[Plotting code records]
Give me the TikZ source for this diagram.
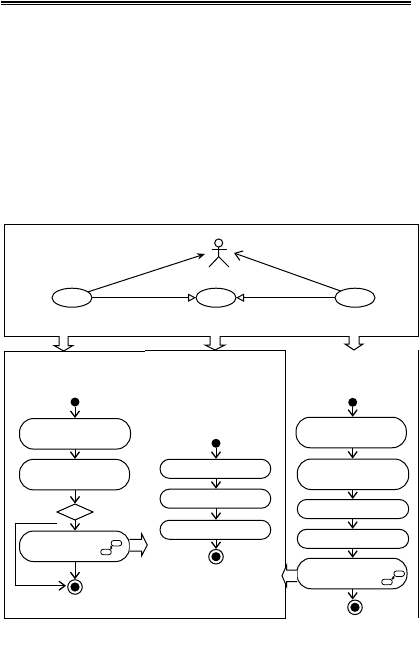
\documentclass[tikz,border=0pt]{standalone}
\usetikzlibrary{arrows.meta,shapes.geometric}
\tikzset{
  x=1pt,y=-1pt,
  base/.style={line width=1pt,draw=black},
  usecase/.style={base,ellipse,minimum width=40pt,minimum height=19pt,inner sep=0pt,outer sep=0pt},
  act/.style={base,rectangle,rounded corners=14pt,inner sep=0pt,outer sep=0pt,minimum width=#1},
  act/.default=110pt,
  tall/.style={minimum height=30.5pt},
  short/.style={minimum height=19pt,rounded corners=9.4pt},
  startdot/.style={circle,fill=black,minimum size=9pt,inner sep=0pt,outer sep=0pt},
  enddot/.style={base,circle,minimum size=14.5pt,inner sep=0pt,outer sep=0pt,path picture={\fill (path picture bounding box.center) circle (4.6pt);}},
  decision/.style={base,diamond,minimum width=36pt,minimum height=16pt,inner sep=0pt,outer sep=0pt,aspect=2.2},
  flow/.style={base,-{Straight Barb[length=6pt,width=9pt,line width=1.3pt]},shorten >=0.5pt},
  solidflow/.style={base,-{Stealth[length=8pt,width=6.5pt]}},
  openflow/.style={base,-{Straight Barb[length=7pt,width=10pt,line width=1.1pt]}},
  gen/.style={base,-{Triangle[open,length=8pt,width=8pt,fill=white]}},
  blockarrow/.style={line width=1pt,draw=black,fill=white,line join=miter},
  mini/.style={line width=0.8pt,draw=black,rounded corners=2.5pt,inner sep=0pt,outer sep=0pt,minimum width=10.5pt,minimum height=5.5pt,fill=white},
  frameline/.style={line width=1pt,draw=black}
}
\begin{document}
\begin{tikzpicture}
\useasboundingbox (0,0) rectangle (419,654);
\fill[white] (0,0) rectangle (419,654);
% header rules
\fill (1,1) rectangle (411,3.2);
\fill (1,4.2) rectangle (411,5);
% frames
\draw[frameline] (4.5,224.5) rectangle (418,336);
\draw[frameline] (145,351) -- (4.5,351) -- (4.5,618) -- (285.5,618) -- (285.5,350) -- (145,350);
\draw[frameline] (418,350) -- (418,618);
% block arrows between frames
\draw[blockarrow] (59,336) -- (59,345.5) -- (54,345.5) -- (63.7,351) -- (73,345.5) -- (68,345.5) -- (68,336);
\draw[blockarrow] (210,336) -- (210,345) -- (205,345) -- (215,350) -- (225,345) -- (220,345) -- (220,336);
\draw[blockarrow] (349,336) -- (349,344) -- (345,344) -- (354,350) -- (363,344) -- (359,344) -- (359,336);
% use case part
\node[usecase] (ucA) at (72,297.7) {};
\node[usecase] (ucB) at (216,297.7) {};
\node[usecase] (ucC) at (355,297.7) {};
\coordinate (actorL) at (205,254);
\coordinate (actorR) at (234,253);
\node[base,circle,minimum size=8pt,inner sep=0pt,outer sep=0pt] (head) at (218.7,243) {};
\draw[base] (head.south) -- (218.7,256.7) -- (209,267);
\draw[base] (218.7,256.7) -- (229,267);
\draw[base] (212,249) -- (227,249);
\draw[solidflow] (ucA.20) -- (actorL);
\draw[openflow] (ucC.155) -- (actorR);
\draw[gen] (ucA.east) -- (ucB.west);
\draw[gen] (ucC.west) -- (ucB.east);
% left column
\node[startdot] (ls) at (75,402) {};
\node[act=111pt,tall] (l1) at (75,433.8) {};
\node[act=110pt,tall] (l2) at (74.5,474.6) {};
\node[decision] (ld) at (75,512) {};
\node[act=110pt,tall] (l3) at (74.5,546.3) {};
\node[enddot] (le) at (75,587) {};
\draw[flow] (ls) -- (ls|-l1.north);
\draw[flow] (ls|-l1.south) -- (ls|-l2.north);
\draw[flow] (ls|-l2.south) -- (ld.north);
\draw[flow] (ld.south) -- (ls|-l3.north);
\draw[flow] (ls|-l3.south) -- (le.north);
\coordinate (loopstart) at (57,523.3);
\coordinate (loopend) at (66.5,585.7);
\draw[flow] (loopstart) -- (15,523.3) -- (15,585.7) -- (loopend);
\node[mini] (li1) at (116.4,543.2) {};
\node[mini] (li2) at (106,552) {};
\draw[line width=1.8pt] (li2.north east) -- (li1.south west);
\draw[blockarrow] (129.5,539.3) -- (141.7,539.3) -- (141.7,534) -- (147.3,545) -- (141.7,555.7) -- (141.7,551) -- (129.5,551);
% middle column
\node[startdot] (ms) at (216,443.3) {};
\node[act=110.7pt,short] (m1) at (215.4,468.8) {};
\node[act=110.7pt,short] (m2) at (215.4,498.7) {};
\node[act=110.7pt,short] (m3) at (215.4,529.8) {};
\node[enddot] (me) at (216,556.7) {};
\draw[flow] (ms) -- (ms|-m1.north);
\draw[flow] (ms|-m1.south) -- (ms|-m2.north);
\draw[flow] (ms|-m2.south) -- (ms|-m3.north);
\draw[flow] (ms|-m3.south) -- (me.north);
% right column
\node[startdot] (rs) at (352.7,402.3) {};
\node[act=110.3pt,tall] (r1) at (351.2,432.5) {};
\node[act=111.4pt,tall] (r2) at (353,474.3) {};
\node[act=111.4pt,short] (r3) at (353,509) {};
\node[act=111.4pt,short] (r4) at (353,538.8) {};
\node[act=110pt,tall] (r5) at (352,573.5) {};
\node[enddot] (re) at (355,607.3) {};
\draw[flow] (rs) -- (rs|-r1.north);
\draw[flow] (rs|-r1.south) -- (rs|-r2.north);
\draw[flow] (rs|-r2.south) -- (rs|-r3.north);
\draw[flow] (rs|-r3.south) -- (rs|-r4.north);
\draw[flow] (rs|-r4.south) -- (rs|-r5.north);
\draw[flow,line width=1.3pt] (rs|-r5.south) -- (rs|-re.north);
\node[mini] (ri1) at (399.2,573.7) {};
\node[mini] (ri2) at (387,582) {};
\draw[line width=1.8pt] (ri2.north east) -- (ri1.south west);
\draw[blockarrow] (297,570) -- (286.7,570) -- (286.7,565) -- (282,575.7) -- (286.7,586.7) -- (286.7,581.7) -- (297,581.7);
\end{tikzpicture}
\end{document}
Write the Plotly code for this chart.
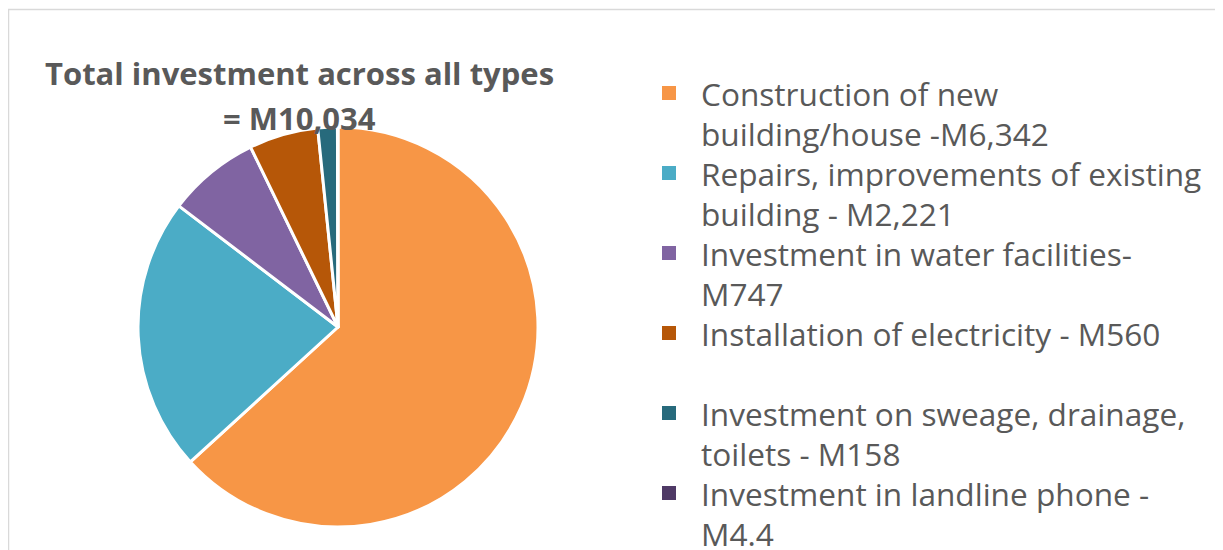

Aim
Omit the pictures, then quote the rest of the material above exactly.

Completed exercise
Give me the TikZ source for this diagram.
\documentclass[tikz,border=0pt]{standalone}
\usetikzlibrary{arrows.meta,shapes.geometric}
\tikzset{
  x=1pt,y=-1pt,
  base/.style={line width=1pt,draw=black},
  usecase/.style={base,ellipse,minimum width=40pt,minimum height=19pt,inner sep=0pt,outer sep=0pt},
  act/.style={base,rectangle,rounded corners=14pt,inner sep=0pt,outer sep=0pt,minimum width=#1},
  act/.default=110pt,
  tall/.style={minimum height=30.5pt},
  short/.style={minimum height=19pt,rounded corners=9.4pt},
  startdot/.style={circle,fill=black,minimum size=9pt,inner sep=0pt,outer sep=0pt},
  enddot/.style={base,circle,minimum size=14.5pt,inner sep=0pt,outer sep=0pt,path picture={\fill (path picture bounding box.center) circle (4.6pt);}},
  decision/.style={base,diamond,minimum width=36pt,minimum height=16pt,inner sep=0pt,outer sep=0pt,aspect=2.2},
  flow/.style={base,-{Straight Barb[length=6pt,width=9pt,line width=1.3pt]},shorten >=0.5pt},
  solidflow/.style={base,-{Stealth[length=8pt,width=6.5pt]}},
  openflow/.style={base,-{Straight Barb[length=7pt,width=10pt,line width=1.1pt]}},
  gen/.style={base,-{Triangle[open,length=8pt,width=8pt,fill=white]}},
  blockarrow/.style={line width=1pt,draw=black,fill=white,line join=miter},
  mini/.style={line width=0.8pt,draw=black,rounded corners=2.5pt,inner sep=0pt,outer sep=0pt,minimum width=10.5pt,minimum height=5.5pt,fill=white},
  frameline/.style={line width=1pt,draw=black}
}
\begin{document}
\begin{tikzpicture}
\useasboundingbox (0,0) rectangle (419,654);
\fill[white] (0,0) rectangle (419,654);
% header rules
\fill (1,1) rectangle (411,3.2);
\fill (1,4.2) rectangle (411,5);
% frames
\draw[frameline] (4.5,224.5) rectangle (418,336);
\draw[frameline] (145,351) -- (4.5,351) -- (4.5,618) -- (285.5,618) -- (285.5,350) -- (145,350);
\draw[frameline] (418,350) -- (418,618);
% block arrows between frames
\draw[blockarrow] (59,336) -- (59,345.5) -- (54,345.5) -- (63.7,351) -- (73,345.5) -- (68,345.5) -- (68,336);
\draw[blockarrow] (210,336) -- (210,345) -- (205,345) -- (215,350) -- (225,345) -- (220,345) -- (220,336);
\draw[blockarrow] (349,336) -- (349,344) -- (345,344) -- (354,350) -- (363,344) -- (359,344) -- (359,336);
% use case part
\node[usecase] (ucA) at (72,297.7) {};
\node[usecase] (ucB) at (216,297.7) {};
\node[usecase] (ucC) at (355,297.7) {};
\coordinate (actorL) at (205,254);
\coordinate (actorR) at (234,253);
\node[base,circle,minimum size=8pt,inner sep=0pt,outer sep=0pt] (head) at (218.7,243) {};
\draw[base] (head.south) -- (218.7,256.7) -- (209,267);
\draw[base] (218.7,256.7) -- (229,267);
\draw[base] (212,249) -- (227,249);
\draw[solidflow] (ucA.20) -- (actorL);
\draw[openflow] (ucC.155) -- (actorR);
\draw[gen] (ucA.east) -- (ucB.west);
\draw[gen] (ucC.west) -- (ucB.east);
% left column
\node[startdot] (ls) at (75,402) {};
\node[act=111pt,tall] (l1) at (75,433.8) {};
\node[act=110pt,tall] (l2) at (74.5,474.6) {};
\node[decision] (ld) at (75,512) {};
\node[act=110pt,tall] (l3) at (74.5,546.3) {};
\node[enddot] (le) at (75,587) {};
\draw[flow] (ls) -- (ls|-l1.north);
\draw[flow] (ls|-l1.south) -- (ls|-l2.north);
\draw[flow] (ls|-l2.south) -- (ld.north);
\draw[flow] (ld.south) -- (ls|-l3.north);
\draw[flow] (ls|-l3.south) -- (le.north);
\coordinate (loopstart) at (57,523.3);
\coordinate (loopend) at (66.5,585.7);
\draw[flow] (loopstart) -- (15,523.3) -- (15,585.7) -- (loopend);
\node[mini] (li1) at (116.4,543.2) {};
\node[mini] (li2) at (106,552) {};
\draw[line width=1.8pt] (li2.north east) -- (li1.south west);
\draw[blockarrow] (129.5,539.3) -- (141.7,539.3) -- (141.7,534) -- (147.3,545) -- (141.7,555.7) -- (141.7,551) -- (129.5,551);
% middle column
\node[startdot] (ms) at (216,443.3) {};
\node[act=110.7pt,short] (m1) at (215.4,468.8) {};
\node[act=110.7pt,short] (m2) at (215.4,498.7) {};
\node[act=110.7pt,short] (m3) at (215.4,529.8) {};
\node[enddot] (me) at (216,556.7) {};
\draw[flow] (ms) -- (ms|-m1.north);
\draw[flow] (ms|-m1.south) -- (ms|-m2.north);
\draw[flow] (ms|-m2.south) -- (ms|-m3.north);
\draw[flow] (ms|-m3.south) -- (me.north);
% right column
\node[startdot] (rs) at (352.7,402.3) {};
\node[act=110.3pt,tall] (r1) at (351.2,432.5) {};
\node[act=111.4pt,tall] (r2) at (353,474.3) {};
\node[act=111.4pt,short] (r3) at (353,509) {};
\node[act=111.4pt,short] (r4) at (353,538.8) {};
\node[act=110pt,tall] (r5) at (352,573.5) {};
\node[enddot] (re) at (355,607.3) {};
\draw[flow] (rs) -- (rs|-r1.north);
\draw[flow] (rs|-r1.south) -- (rs|-r2.north);
\draw[flow] (rs|-r2.south) -- (rs|-r3.north);
\draw[flow] (rs|-r3.south) -- (rs|-r4.north);
\draw[flow] (rs|-r4.south) -- (rs|-r5.north);
\draw[flow,line width=1.3pt] (rs|-r5.south) -- (rs|-re.north);
\node[mini] (ri1) at (399.2,573.7) {};
\node[mini] (ri2) at (387,582) {};
\draw[line width=1.8pt] (ri2.north east) -- (ri1.south west);
\draw[blockarrow] (297,570) -- (286.7,570) -- (286.7,565) -- (282,575.7) -- (286.7,586.7) -- (286.7,581.7) -- (297,581.7);
\end{tikzpicture}
\end{document}
Write the Plotly code for this chart.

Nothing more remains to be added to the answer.